Looking back, is there anything you would have done differently to get where you are now?

It’s taken me a while to get here. I’ve certainly had a lot of challenges which I learned from, but I like to think that everything you experience in life makes you the person that you are. If everyone was the same and had this perfect pathway to their career we’d all just be really boring and probably think the same. You need that diversity in perspectives and thoughts and experiences to really have an effective workforce. So my answer would be nothing! Sure, there are things I wish I didn’t go through, but I love my life and my job and that’s what matters at the end of the day.

What would you say to other women who might be interested in a career in digital forensics if they aren’t sure if they’ll be able to succeed or where to start?

Definitely seek out people working in the field. As somebody that isn’t working in the industry, it might seem like a daunting task actually trying to find people. In Australia, we have the Australian Women in Security Network and there are similar organizations all across the world working together to help support women entering this workforce. It’s not a female-only network, men contribute to it as well. I definitely think trying to connect with those networks is important. A lot of high caliber digital forensics and incident response professionals are also on Twitter, so that can be a good platform for chatting to new people and keeping up to date with what is happening in the industry.

Also, get a broad range of perspectives. People typically think that digital forensics is only performed by law enforcement and intelligence agencies, but it exists in the private sector too. Digital forensic professionals working in the corporate space often come from a law enforcement background, but there are many who don’t. Getting the perspective of a forensic practitioner who is currently working for the government may be difficult, but someone who has moved from government into the private sector may be more open to talking about what their job is like and whether there are differences between government and private sector work. Their perspectives are likely to be different from other digital forensic or cyber security professionals who have taken a different career path. Seek out different opinions and try to find where you might fit.

Digital forensics and incident response is quite a niche area, there aren’t as many jobs available compared to other cyber security areas, particularly entry-level roles. If you are struggling to find a job it is worth gaining some experience in another discipline of cyber security or investigations. Building your professional network can also help get your foot in the door. If you like the idea of digital forensics and incident response, but the high tempo environment isn’t appealing you may consider a role like threat hunting as it utilises many of the same knowledge and skills sets. This is more of a proactive approach of using the same processes to identify threats in the environment before they’ve been detected as problems.

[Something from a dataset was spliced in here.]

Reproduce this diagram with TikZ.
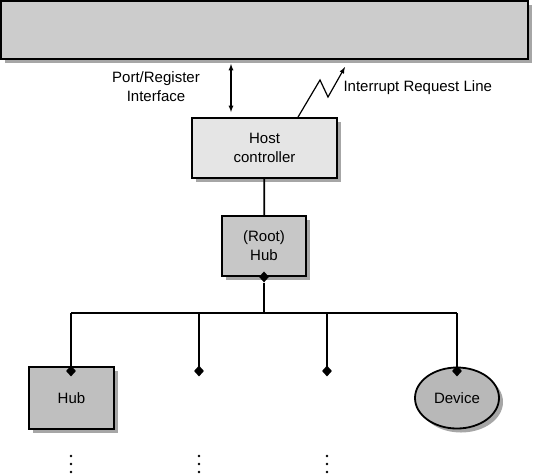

If you have a passion for it, don’t let anyone stop you. Some people think they don’t know enough about everything, but neither do I. We’re constantly learning and dealing with new things. I think a lot of women hold themselves back because they think they don’t have enough knowledge or experience in certain areas, but the reality is that everyone working in the field will lack skills and knowledge in certain areas because we never get to deal with everything on a daily basis. So don’t let that self-doubt hold you back!